▶ _DATA LINES_:
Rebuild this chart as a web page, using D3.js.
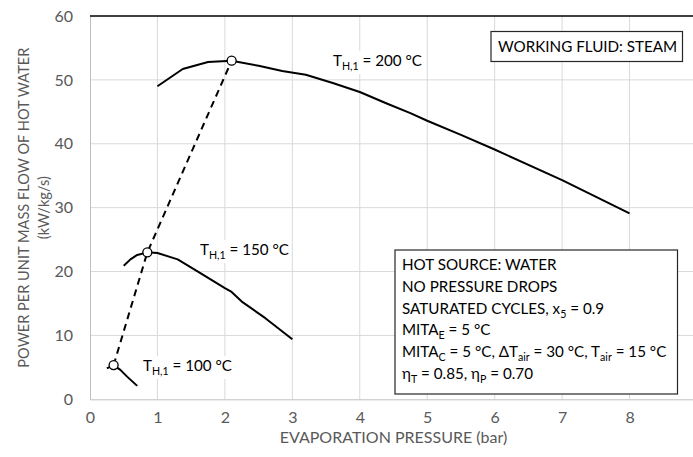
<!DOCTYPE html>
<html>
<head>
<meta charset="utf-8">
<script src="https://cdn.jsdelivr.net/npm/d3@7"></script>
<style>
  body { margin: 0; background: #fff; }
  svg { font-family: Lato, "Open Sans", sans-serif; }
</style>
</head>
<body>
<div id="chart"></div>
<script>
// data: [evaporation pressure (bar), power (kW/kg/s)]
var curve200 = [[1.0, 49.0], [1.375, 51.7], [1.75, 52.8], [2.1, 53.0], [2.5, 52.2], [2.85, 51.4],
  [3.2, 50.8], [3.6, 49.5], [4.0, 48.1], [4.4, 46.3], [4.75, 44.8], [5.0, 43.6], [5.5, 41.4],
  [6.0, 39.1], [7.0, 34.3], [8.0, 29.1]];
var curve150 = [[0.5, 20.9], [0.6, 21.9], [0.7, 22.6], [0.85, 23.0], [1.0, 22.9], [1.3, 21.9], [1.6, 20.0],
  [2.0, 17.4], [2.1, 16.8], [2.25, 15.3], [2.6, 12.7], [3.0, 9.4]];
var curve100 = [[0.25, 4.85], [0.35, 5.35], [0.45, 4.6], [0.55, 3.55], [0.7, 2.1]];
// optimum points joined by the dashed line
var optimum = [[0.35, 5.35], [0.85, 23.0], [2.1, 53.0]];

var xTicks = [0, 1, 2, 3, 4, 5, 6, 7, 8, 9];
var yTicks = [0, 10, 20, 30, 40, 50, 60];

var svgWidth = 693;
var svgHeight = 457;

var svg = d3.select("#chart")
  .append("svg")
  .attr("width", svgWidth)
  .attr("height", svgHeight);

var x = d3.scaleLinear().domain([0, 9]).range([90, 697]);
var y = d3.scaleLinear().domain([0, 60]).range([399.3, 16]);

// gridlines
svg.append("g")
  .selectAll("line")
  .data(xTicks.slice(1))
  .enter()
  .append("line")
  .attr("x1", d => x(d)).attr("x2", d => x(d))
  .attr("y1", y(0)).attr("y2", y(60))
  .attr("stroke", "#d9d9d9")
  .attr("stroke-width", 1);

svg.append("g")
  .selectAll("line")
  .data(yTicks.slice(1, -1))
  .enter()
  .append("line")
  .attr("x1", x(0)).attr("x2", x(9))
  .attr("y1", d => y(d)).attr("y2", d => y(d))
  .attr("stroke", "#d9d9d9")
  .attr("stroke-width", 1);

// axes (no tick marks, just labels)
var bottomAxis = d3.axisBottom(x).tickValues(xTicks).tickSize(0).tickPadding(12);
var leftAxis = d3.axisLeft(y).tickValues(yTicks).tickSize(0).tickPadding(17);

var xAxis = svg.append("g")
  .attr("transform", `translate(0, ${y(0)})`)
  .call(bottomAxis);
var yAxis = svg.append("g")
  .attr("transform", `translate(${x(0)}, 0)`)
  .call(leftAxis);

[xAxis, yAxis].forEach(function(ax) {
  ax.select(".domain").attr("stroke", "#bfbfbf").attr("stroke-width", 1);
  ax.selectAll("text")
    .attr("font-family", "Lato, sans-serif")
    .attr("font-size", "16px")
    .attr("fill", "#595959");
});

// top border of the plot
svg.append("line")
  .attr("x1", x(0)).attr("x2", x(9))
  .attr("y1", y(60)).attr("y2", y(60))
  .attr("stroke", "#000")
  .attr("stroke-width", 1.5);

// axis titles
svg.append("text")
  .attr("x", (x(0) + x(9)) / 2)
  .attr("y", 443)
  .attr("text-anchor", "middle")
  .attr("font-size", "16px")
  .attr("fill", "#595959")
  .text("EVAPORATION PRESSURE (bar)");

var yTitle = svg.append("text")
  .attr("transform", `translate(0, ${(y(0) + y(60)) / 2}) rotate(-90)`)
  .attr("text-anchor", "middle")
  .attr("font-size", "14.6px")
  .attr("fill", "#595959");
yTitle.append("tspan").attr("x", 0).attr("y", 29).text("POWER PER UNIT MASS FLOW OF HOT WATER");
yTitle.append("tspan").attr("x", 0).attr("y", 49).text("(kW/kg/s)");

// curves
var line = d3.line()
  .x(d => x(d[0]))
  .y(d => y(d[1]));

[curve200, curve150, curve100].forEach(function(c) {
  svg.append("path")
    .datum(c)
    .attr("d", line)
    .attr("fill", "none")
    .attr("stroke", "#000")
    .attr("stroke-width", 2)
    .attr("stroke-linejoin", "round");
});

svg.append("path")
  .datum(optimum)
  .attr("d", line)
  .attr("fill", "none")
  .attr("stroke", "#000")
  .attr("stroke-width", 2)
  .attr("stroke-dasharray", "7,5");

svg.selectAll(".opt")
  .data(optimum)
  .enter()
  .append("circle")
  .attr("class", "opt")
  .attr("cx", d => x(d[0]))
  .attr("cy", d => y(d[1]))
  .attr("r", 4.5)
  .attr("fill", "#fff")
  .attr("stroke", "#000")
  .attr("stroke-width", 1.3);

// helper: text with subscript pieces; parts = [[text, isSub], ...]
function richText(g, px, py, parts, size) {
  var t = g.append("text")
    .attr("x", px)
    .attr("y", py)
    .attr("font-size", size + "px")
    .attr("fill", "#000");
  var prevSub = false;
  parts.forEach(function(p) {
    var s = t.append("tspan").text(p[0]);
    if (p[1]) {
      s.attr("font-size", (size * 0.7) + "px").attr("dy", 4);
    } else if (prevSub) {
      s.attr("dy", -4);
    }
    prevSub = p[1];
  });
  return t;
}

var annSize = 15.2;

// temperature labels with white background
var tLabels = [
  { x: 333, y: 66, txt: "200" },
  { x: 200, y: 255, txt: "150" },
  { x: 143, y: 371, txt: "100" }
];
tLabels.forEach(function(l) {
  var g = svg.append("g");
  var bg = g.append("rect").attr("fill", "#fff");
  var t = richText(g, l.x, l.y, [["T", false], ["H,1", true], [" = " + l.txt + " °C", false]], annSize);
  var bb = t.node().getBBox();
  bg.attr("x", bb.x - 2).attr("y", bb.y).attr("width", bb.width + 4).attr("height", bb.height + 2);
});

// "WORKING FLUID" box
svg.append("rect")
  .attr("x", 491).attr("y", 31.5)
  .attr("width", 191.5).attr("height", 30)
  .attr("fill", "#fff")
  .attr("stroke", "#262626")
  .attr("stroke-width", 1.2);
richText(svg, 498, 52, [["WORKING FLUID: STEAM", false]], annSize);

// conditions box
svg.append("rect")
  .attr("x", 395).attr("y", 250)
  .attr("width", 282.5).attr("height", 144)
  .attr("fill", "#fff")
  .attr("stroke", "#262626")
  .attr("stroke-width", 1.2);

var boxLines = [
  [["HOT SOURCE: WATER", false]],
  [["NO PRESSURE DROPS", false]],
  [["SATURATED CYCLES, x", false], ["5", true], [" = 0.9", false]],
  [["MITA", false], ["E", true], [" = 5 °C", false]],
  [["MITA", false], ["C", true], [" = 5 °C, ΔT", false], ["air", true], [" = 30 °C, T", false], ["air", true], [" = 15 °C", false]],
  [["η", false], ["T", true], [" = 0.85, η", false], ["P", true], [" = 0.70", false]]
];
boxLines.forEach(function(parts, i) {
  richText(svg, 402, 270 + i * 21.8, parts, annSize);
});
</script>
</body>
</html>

▶ _REQUIREMENT_: Find the lines above that include the string "chart" and copy them.

▶ _COMPLETE OUTPUT_:
Rebuild this chart as a web page, using D3.js.
<div id="chart"></div>
var svg = d3.select("#chart")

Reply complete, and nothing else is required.